Итак — Жуковский жених. Долли Фикельмон видела его невесту во Франкфурте. «Прелестна, ангел Гольбейна, — писала она 29 августа 1840 года, — один из этих средневековых образов, — белокурая, строгая и нежная, задумчивая и столь чистосердечная, что она как бы и не принадлежит к здешнему миру».

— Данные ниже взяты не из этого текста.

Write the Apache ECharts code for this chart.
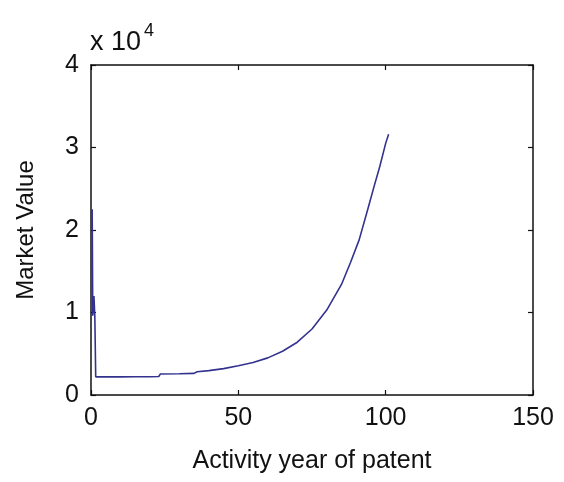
<!DOCTYPE html>
<html><head><meta charset="utf-8">
<script src="https://cdn.jsdelivr.net/npm/echarts@6/dist/echarts.min.js"></script>
<style>html,body{margin:0;padding:0;background:#fff}#c{width:564px;height:482px}</style>
</head><body><div id="c"></div>
<script>
var years = [0.4, 0.6, 1.0, 1.3, 1.6, 5, 10, 15, 20, 23, 23.5, 30, 35, 36, 40, 45, 50, 55, 60, 65, 70, 75, 80, 85, 88, 91, 94, 96, 98, 100, 101];
var values = [22500, 9600, 12000, 9500, 2200, 2200, 2200, 2210, 2220, 2240, 2540, 2580, 2620, 2820, 2950, 3200, 3550, 3950, 4500, 5300, 6400, 8000, 10300, 13400, 16000, 18800, 22600, 25200, 27700, 30500, 31600];
var xTicks = [0, 50, 100, 150];
var yTicks = [0, 10000, 20000, 30000, 40000];

var pts = years.map(function(x, i){ return [x, values[i]]; });
var font = 'Liberation Sans, Arial, sans-serif';
var chart = echarts.init(document.getElementById('c'));
function base(){
  return {
    axisLine: {show: true, onZero: false, lineStyle: {color: '#111', width: 1.5}},
    axisTick: {show: true, inside: true, length: 5, lineStyle: {color: '#111', width: 1.2}},
    splitLine: {show: false}
  };
}
chart.setOption({
  animation: false,
  backgroundColor: '#fff',
  grid: {left: 91, top: 65, right: 31, bottom: 87},
  xAxis: [
    Object.assign(base(), {type: 'value', min: xTicks[0], max: xTicks[xTicks.length-1], interval: 50, position: 'bottom',
      name: 'Activity year of patent', nameLocation: 'middle', nameGap: 54,
      nameTextStyle: {fontFamily: font, fontSize: 25, color: '#111'},
      axisLabel: {fontFamily: font, fontSize: 25, color: '#111', margin: 11}}),
    Object.assign(base(), {type: 'value', min: xTicks[0], max: xTicks[xTicks.length-1], interval: 50, position: 'top',
      axisLabel: {show: false}})
  ],
  yAxis: [
    Object.assign(base(), {type: 'value', min: yTicks[0], max: yTicks[yTicks.length-1], interval: 10000, position: 'left',
      name: 'Market Value', nameLocation: 'middle', nameGap: 53, nameRotate: 90,
      nameTextStyle: {fontFamily: font, fontSize: 24, color: '#111'},
      axisLabel: {fontFamily: font, fontSize: 25, color: '#111', margin: 12,
        formatter: function(v){ return String(v/10000); }}}),
    Object.assign(base(), {type: 'value', min: yTicks[0], max: yTicks[yTicks.length-1], interval: 10000, position: 'right',
      axisLabel: {show: false}})
  ],
  graphic: [{
    type: 'text', left: 90, top: 22,
    style: {
      text: '{a|x 10}{s|4}',
      rich: {
        a: {fontFamily: font, fontSize: 27, fill: '#111', verticalAlign: 'bottom'},
        s: {fontFamily: font, fontSize: 18, fill: '#111', verticalAlign: 'top', padding: [0,0,16,3]}
      }
    }
  }],
  series: [{
    type: 'line', data: pts, showSymbol: false, smooth: false,
    lineStyle: {color: '#33338f', width: 1.6}, itemStyle: {color: '#33338f'}
  }]
});
</script></body></html>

В октябре Жуковский поехал в Россию, один, без невесты, улаживать свои дела перед уходом на окончательный покой. «Он сохранил всего себя лучше нас, — писал 1 октября Александр Булгаков Тургеневу. — Я нашел его моложе себя, а он годов старее... Я поцеловал его руку за то, что он, наконец, дал себе щастие единственное, высочайшее». В Петербурге Плетнев, разыскивая приехавшего Жуковского, отправился к Карамзиным. «Вошел я в ту минуту, когда Жуковский кончил рассказ о своем сватовстве... Он привез и портрет невесты, писанный в Дюссельдорфе знаменитым Зоном. Вообразите идеал немки. Белокурая, лицо самое правильное; потупленные глаза, с крестиком на золотом шнурке; видна спереди из-под платья рубашечка; края лифа у платья на плечах обшиты тоже чем-то вроде золотого узенького галуна; невыразимое спокойствие, мысль, ум, невинность, чувство — все отразилось на этом портрете, который я назвал бы не портретом, а образом. Точно можно на нее молиться. Самая форма картины, вверху округленной, с голубым фоном, — все производит невыразимое впечатление. Весь вечер мы любовались на этот образ».